Bradford Cox serait le roi de la parallaxe. Il est l’incarnation de ce paradoxe entre l’immuable et le mouvement. Les choses restent les mêmes, seule la façon de les regarder change. L’objet immobile, c’est lui-même. C’est sa voix, sa perception de la musique, ses mélodies, son approche des mots, sa façon de les étirer. Au commencement, sa musique était bruyante, noyée dans des élans de saturations et d’effets. C’était la folie de Cryptograms et la force du mur du son, un grand classique remis au goût du jour par Deerhunter dix ans après Sonic Youth. Et peu à peu, Deerhunter s’est épuré. Microcastle et sa pop, son “Agoraphobia” bien trop tubesque pour extirper la cire des oreilles comme avant. Halcyon Digest  en point d’orgue de cette évolution, Deerhunter n’est plus le groupe aventureux d’antan. Mais il y a une constante dans l’histoire : la force de la musique, qu’importe sa forme. Si la musique de Bradford Cox devient plus lisible, elle demeure au fond la même. Elle est hantée de la même sensibilité, qu’importe le niveau de distortion.

On pourrait appliquer le même cheminement à Atlas Sound. Seul, Bradford Cox s’est amusé à expérimenter. On se noyait dans le bonheur brumeux dans Logos, on se perdait dans ses Bedroom Databank, entre expérimentations parfois peu intéressantes et chansons folk à fendre le cœur. Parallax conclue la route. Bradford Cox opère un nouveau changement de perception sur la même entité : sa sensibilité.  Oui, Parallax est bien gentil, clair et lisible. Il est un album trop facile, trop catchy. Danser aisément sur “Angel is Broken”, pleurer aussi, un peu, sur “Te Amo”. Mais l’important est bien ailleurs. Parce que, qu’importe la forme, le fond demeure le même. C’est Bradford Cox qui chante la bande son de n’importe quel état d’âme, n’importe laquelle des humeurs, comme s’il sondait les sentiments mieux que tout le monde, savait les exprimer en trois accords et quelques mots. C’est toujours la fibre même de sa musique qui s’impose.

Bradford Cox ne cesse donc jamais d’opérer parallaxes sur parallaxes. Il offre toujours un regard nouveau sur ce qui reste profondément identique.

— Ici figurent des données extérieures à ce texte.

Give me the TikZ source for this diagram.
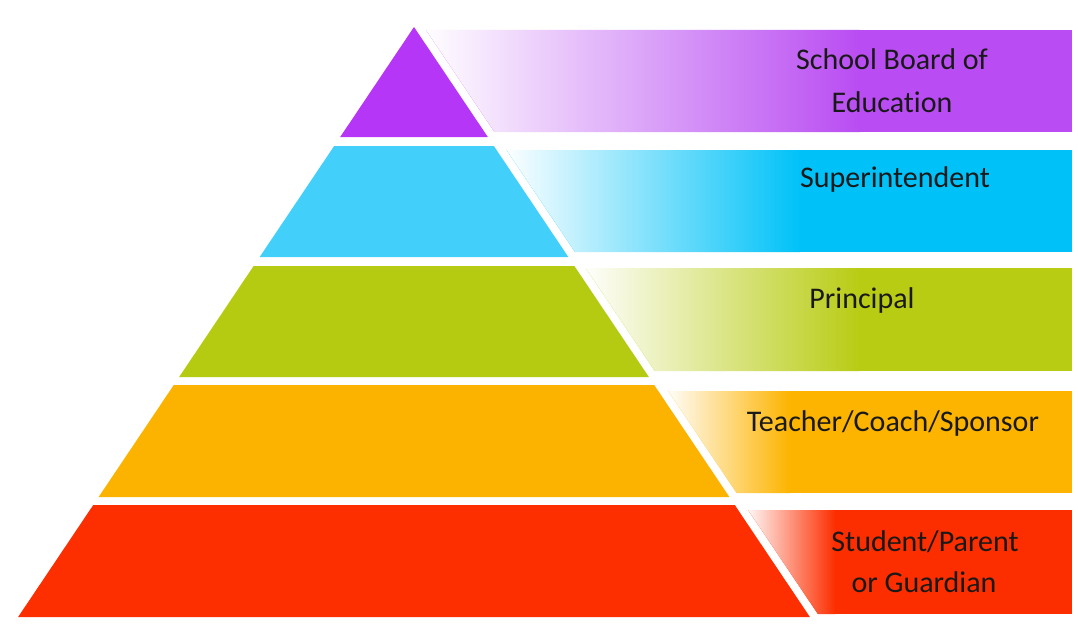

Et nous, dans l’histoire, on a beau regarder cela dans tous les sens, on se retrouve toujours les bras ballants devant une telle sensibilité. Alors on abandonne lentement nos analyses trop poussées sur Bradford Cox. Tant qu’on ressent sa sensibilité résonner au plus profond de son ventre, les atours de sa musique n’importent pas. Et c’est ça le plus beau, dans ces histoires de perceptions. A la fin, on finit par oublier toutes ces histoires de parallaxe. Au lieu de remodeler la réalité en changeant d’angle, on ferme les yeux et on l’embrasse totalement.